All of the content accessible via the Summon interface is instead pre-indexed, allowing for normalized relevancy ranking of all of the records together, books and article-level results alike. To accomplish this, Serials Solutions will combine index data for local content like catalog records and repository holdings with relevant portions of the company's larger e-resource index, already up to 168 million records and growing.
To capitalize on this model, one of the most important undertakings in Serials Solutions' development of Summon has been the content partnerships it has forged. To date, the company has partnered with publishers Gale, ProQuest, and 30 others, including Oxford University Press, SAGE, Springer, and Taylor & Francis, to amass its "preprocessed repository of content," according to Burke.
But a library doesn't necessarily have to subscribe to the same external resources indexed by Serials Solutions in order to give its users full-text access, said Buschman.

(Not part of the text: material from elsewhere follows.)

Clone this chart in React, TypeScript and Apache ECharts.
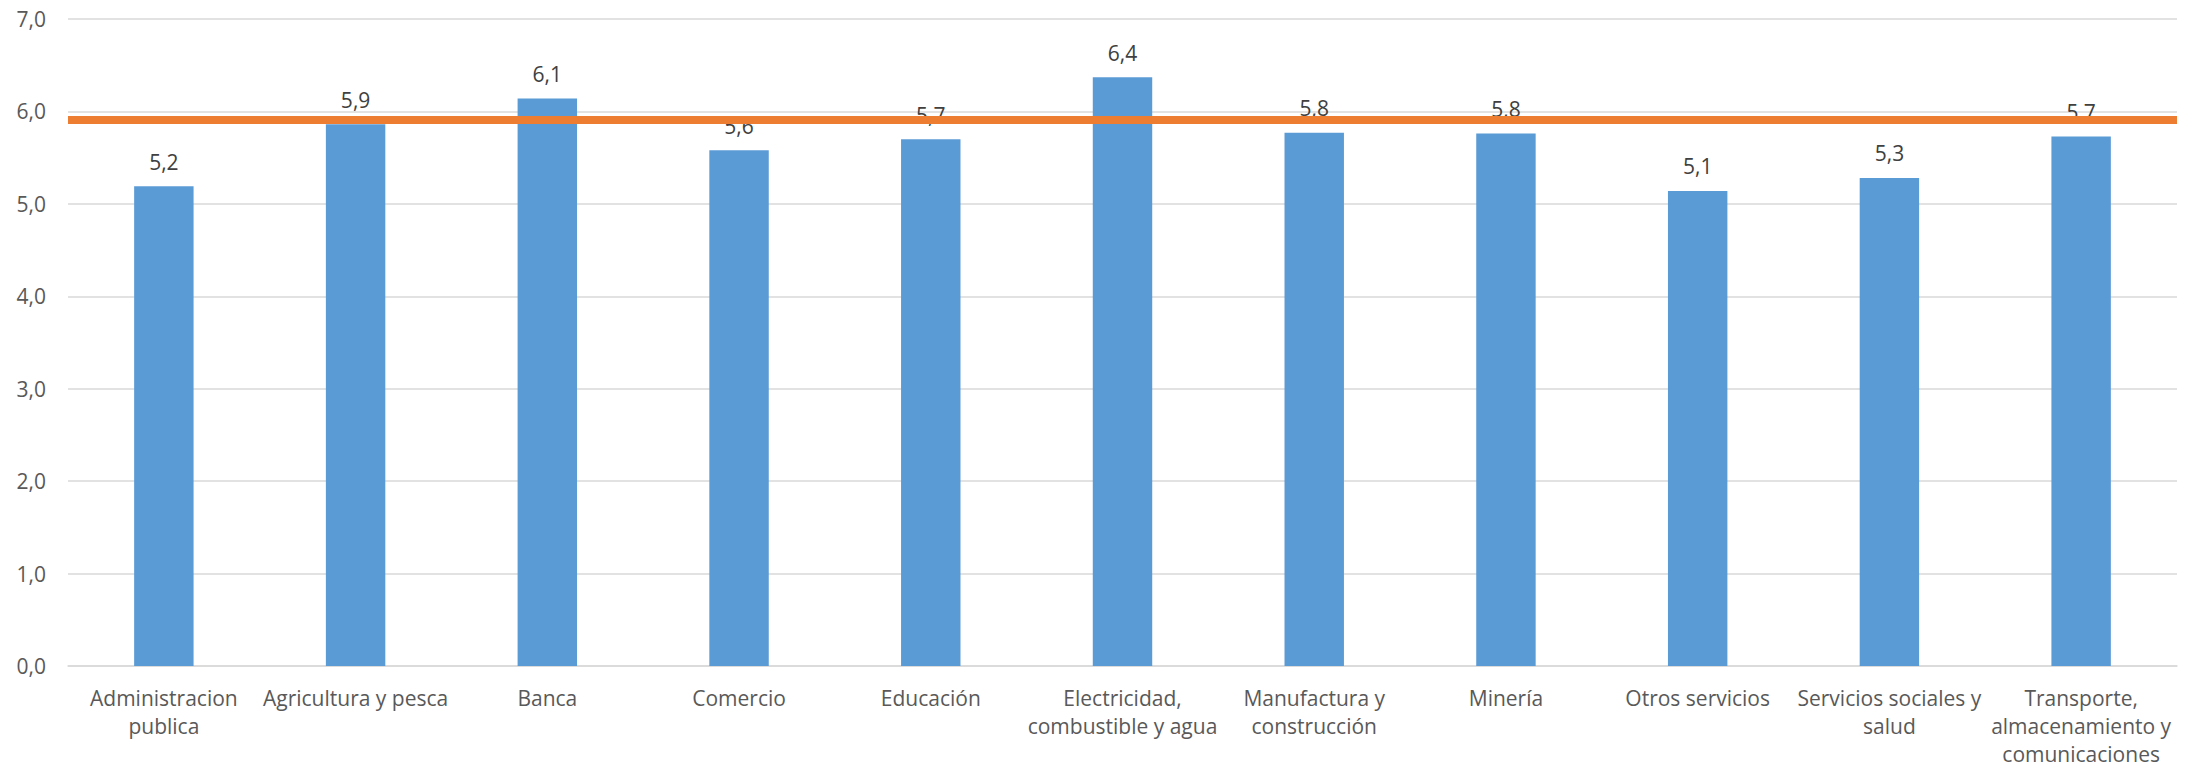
import React, { useEffect, useRef } from "react";
import * as echarts from "echarts";

const categories: string[] = [
  "Administracion\npublica",
  "Agricultura y pesca",
  "Banca",
  "Comercio",
  "Educación",
  "Electricidad,\ncombustible y agua",
  "Manufactura y\nconstrucción",
  "Minería",
  "Otros servicios",
  "Servicios sociales y\nsalud",
  "Transporte,\nalmacenamiento y\ncomunicaciones",
];

const values: number[] = [5.19, 5.86, 6.14, 5.58, 5.7, 6.37, 5.77, 5.76, 5.14, 5.28, 5.73];

const referenceValue = 5.91;

const yTicks = { min: 0, max: 7, interval: 1 };

const fmt = (v: number) => v.toFixed(1).replace(".", ",");

export default function App() {
  const ref = useRef<HTMLDivElement>(null);
  useEffect(() => {
    if (!ref.current) return;
    const chart = echarts.init(ref.current, undefined, { renderer: "svg" });
    const font = "'Open Sans', 'Noto Sans', sans-serif";
    chart.setOption({
      animation: false,
      grid: { left: 68, right: 13, top: 19, bottom: 100, containLabel: false },
      xAxis: {
        type: "category",
        data: categories,
        axisLine: { show: true, lineStyle: { color: "#d9d9d9", width: 1.5 } },
        axisTick: { show: false },
        axisLabel: {
          interval: 0,
          margin: 18,
          fontFamily: font,
          fontSize: 21,
          lineHeight: 28,
          color: "#595959",
        },
      },
      yAxis: {
        type: "value",
        min: yTicks.min,
        max: yTicks.max,
        interval: yTicks.interval,
        axisLine: { show: false },
        axisTick: { show: false },
        splitLine: { lineStyle: { color: "#d9d9d9", width: 1.5 } },
        axisLabel: {
          margin: 22,
          fontFamily: font,
          fontSize: 21,
          color: "#595959",
          formatter: (v: number) => fmt(v),
        },
      },
      series: [
        {
          type: "bar",
          data: values,
          barWidth: "31%",
          itemStyle: { color: "#5b9bd5" },
          label: {
            show: true,
            position: "top",
            distance: 14,
            fontFamily: font,
            fontSize: 21,
            color: "#404040",
            formatter: (p: any) => fmt(p.value),
          },
          markLine: {
            silent: true,
            symbol: "none",
            z: 10,
            label: { show: false },
            lineStyle: { color: "#ed7d31", width: 8, type: "solid" },
            data: [{ yAxis: referenceValue }],
          },
        },
      ],
    });
    return () => chart.dispose();
  }, []);
  return (
    <div
      ref={ref}
      style={{ position: "absolute", left: 0, top: 0, width: 2190, height: 768, background: "#fff" }}
    />
  );
}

Using OpenURL and Digital Object Identifiers, Summon can transparently point an end user to an article through any of a library's resource subscriptions.
New hires at Serials Solutions
Buschman, a 2005 LJ Mover & Shaker, is one of a number of recent hires at Serials Solutions, coming from a previous positions as client services manager at IEEE and technical evangelist and program manager for Microsoft's Live Search Academic and Book projects.
Also, developer Andrew Nagy from the Falvey Memorial Library at Villanova University recently joined Serials Solutions. Nagy has previously made news in library technology circles with his lead role in developing and promoting the open source VuFind discovery interface, recently awarded $50,000 Mellon Award for Technology Collaboration.
Nagy told LJ that he will remain the lead developer on the VuFind project, in addition to serving as senior discovery services engineer for Serials Solutions.